By M. Brianna Stallings
Callinan has that post-industrial lounge singer voice: a hybrid of Andrew Eldritch, Bryan Ferry and Nick Cave. The album title comes from an anti-racism campaign in Callinan’s native Australia. Given his antics—he once used strobe lights at a concert in the hope, he claimed, of inducing seizures—it can be difficult to know if it’s sincere. Callinan’s shifts from dissonant to melodious are disorienting; I suspect that’s intentional. The title track is a scathing assessment of masculinity, while “Come On USA” responds to the exportation of American culture. “Victoria M.,” “Scraps” and “Chardonnay Sean” are radiant piano- and guitar-driven shoegaze. “Stretch It Out” shifts back to glitchy noise.

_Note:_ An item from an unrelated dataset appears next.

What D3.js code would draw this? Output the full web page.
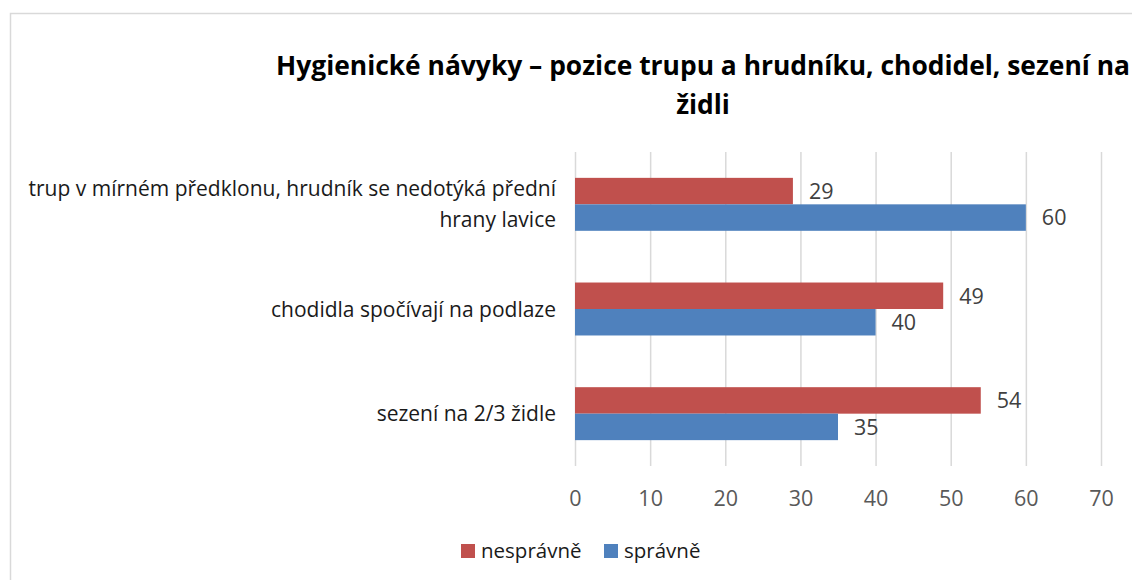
<!DOCTYPE html>
<html><head><meta charset="utf-8">
<script src="https://cdn.jsdelivr.net/npm/d3@7"></script>
<style>
body{margin:0;background:#fff;}
svg{display:block;font-family:"Open Sans",sans-serif;}
</style></head>
<body><div id="chart"></div>
<script>
const categories = [
  ["trup v mírném předklonu, hrudník se nedotýká přední", "hrany lavice"],
  ["chodidla spočívají na podlaze"],
  ["sezení na 2/3 židle"]
];
const seriesNames = ["nesprávně", "správně"];
const nespravne = [29, 49, 54];
const spravne = [60, 40, 35];
const xTicks = [0, 10, 20, 30, 40, 50, 60, 70];
const titleLines = ["Hygienické návyky – pozice trupu a hrudníku, chodidel, sezení na", "židli"];
const colors = ["#C0504D", "#4F81BD"];

const W = 1132, H = 580;
const FS = 21, FSN = 21.5;
const svg = d3.select("#chart").append("svg").attr("width", W).attr("height", H);

svg.append("rect").attr("x", 10.5).attr("y", 13.5).attr("width", 1200).attr("height", 700)
  .attr("fill", "#fff").attr("stroke", "#d9d9d9").attr("stroke-width", 1.5);

const x = d3.scaleLinear().domain([0, 70]).range([575, 1101]);
const y = d3.scaleBand().domain(d3.range(categories.length)).range([152, 466]).paddingInner(0.494).paddingOuter(0.247);
const ySub = d3.scaleBand().domain([0, 1]).range([0, y.bandwidth()]);

// gridlines
svg.append("g").selectAll("line").data(xTicks).join("line")
  .attr("x1", d => x(d) + 0.5).attr("x2", d => x(d) + 0.5)
  .attr("y1", 152).attr("y2", 466)
  .attr("stroke", "#d9d9d9").attr("stroke-width", 1.5);

// x axis tick labels
const xAxis = d3.axisBottom(x).tickValues(xTicks).tickSize(0).tickPadding(0);
const gx = svg.append("g").attr("transform", "translate(0,498)").call(xAxis);
gx.select(".domain").remove();
gx.selectAll("text").attr("font-size", FSN).attr("fill", "#595959").attr("font-family", "'Open Sans',sans-serif").attr("dy", "0.36em");

const data = categories.map((c, i) => ({i, vals: [nespravne[i], spravne[i]]}));
const g = svg.append("g");
const cat = g.selectAll("g.cat").data(data).join("g").attr("class", "cat")
  .attr("transform", d => `translate(0,${y(d.i)})`);
cat.selectAll("rect").data(d => d.vals.map((v, k) => ({v, k}))).join("rect")
  .attr("x", x(0)).attr("y", d => ySub(d.k)).attr("height", ySub.bandwidth())
  .attr("width", d => x(d.v) - x(0)).attr("fill", d => colors[d.k]);
cat.selectAll("text.lbl").data(d => d.vals.map((v, k) => ({v, k}))).join("text").attr("class", "lbl")
  .attr("x", d => x(d.v) + 16).attr("y", d => ySub(d.k) + ySub.bandwidth() / 2).attr("dy", "0.36em")
  .attr("font-size", FSN).attr("fill", "#404040").text(d => d.v);

// category labels
const catLab = svg.append("g").selectAll("text").data(categories).join("text")
  .attr("text-anchor", "end").attr("font-size", FS).attr("fill", "#1a1a1a")
  .attr("transform", (d, i) => `translate(556,${y(i) + y.bandwidth() / 2})`);
catLab.selectAll("tspan").data(d => d.map((t, j) => ({t, j, n: d.length}))).join("tspan")
  .attr("x", 0).attr("y", d => (d.j - (d.n - 1) / 2) * 31).attr("dy", "0.36em").text(d => d.t);

// title
svg.append("g").selectAll("text").data(titleLines).join("text")
  .attr("x", 703).attr("y", (d, i) => 75 + i * 38.5).attr("text-anchor", "middle")
  .attr("font-size", 26.4).attr("font-weight", "bold").attr("fill", "#000").text(d => d);

// legend
const leg = svg.append("g").selectAll("g").data(seriesNames).join("g")
  .attr("transform", (d, i) => `translate(${[461, 604][i]},544)`);
leg.append("rect").attr("width", 14).attr("height", 14).attr("fill", (d, i) => colors[i]);
leg.append("text").attr("x", 20).attr("y", 7).attr("dy", "0.36em").attr("font-size", 20.5).attr("fill", "#1a1a1a").text(d => d);
</script></body></html>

I love David Lynch as much as the next aging spookster. Having said that, Lynch’s The Big Dream was approached with apprehension. To me his first release, Crazy Clown Time, was hellacious. Luckily The Big Dream, while not revolutionary, is more tolerable. Ever heard Lynch speak? Imagine that but tweaked with helium, then backed by reverb-laden guitar lines; that’s his music. "Sun Can't Be Seen No More" is gutbucket blues rock, with Lynch’s voice stretching like Silly Putty. Music nerd blasphemy notwithstanding, Lynch’s harrowing version of “The Ballad of Hollis Brown” is more enjoyable than the nasal Dylan original. "Wishing Well" and “I Want You” are tidy trip-hop apéritifs. Still, the only reason anyone listens is because it’s Lynch being Lynch.
Is it lame to claim a noise duo often described as “indie” (yawn) hearkens back to ’90s goth industrial music? Eh, who cares? Those grinding, darkly atmospheric rhythms and nihilistic attitudes permeate Stills, the latest album from Denver's Gauntlet Hair. A luscious guttural loop kicks off "Human Nature.” “G.I.D.” smacks of Year Zero-era Nine Inch Nails but feels less cold, while “Waste Your Art” is a 21st century answer to “The Days Of Swine & Roses” by My Life with the Thrill Kill Kult. Stills has a danker sound than their eponymous debut. Then again members Craig Nice and Andy Rauworth have been getting loud together since high school, so perhaps their well-worn familiarity is a little sludgy.